En ningún otro escenario, fuera del gobierno Santos, los seguidores de estas sectas hubieran podido vociferar de manera tan libre sus sesgos y odios. Los uribistas oportunamente nos hicieron saber su odio por todo lo que no encaje en lo cristiano, blanco y heterosexual, acto seguido, los petristas nos anunciaron su idea de realizar una fratricida guerra de clases.
No es exagerado asegurar que el presidente Santos rompió el bipartidismo en el país, estábamos acostumbrados a que los partidos tradicionales fueran tan semejantes que lo único que los diferenciaba era el color y la cara en el tarjetón electoral, pero las elecciones de 2018, nos mostraron que los partidos tradicionales ya no son hegemónicos. El enfrentamiento en segunda vuelta entre uribistas y petristas, que sacó a relucir lo peor de nuestra política y a la vez enriqueció el debate por lo diferente de los candidatos, es gracias a Santos y a su gestión.
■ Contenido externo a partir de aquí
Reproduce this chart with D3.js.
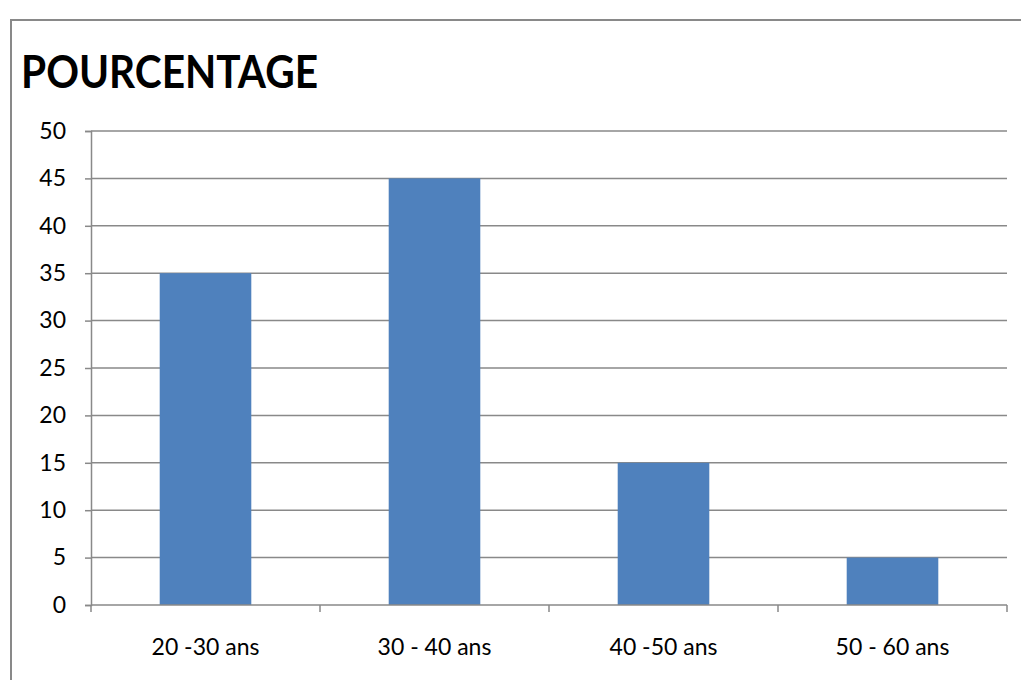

Santos es el artífice de la presidencia de Duque y de sus 10.373.080 votos, sin la posibilidad de desmarcarse y criticar a quien otrora fuera su mentor, el presidente electo no tendría otro discurso más que la economía naranja. Por otro lado, Santos es artífice de Petro y su oposición de 8.034.189 votos, sin el alto margen mediático que le dio la destitución, las medidas cautelares y su apoyo a Santos en 2014, el autonombrado líder de la oposición no tendría otro discurso que la autoflagelación.
No ha habido nadie más injusto con él que las sectas que él, inconscientemente, fortaleció y ayudó a surgir en un país que venía con 50 años de elecciones y propuestas planas que giraban alrededor del conflicto. Las tribunas uribistas le gritan “traidor, comunista, falso, Judas, guerrillero y pelele”, mientras que por otro lado, las tribunas petristas le gritan “traidor, oligarca, neoliberal, paraco, encubridor de falsos positivos y pelele”. El problema es que estas sectas están más unidas de lo que piensan, sus líderes se deben a Santos y llegaron a sus posiciones despotricando del gobierno que les dio sustento discursivo.
Por ahora, el tribunal de la opinión pública —influenciado por las sectas— lo ha condenado a Santos a la deshonra y al odio, pero llegará el día en que el tribunal de la historia vea con benevolencia a Santos y eleve en laureles de honor su papel como estadista.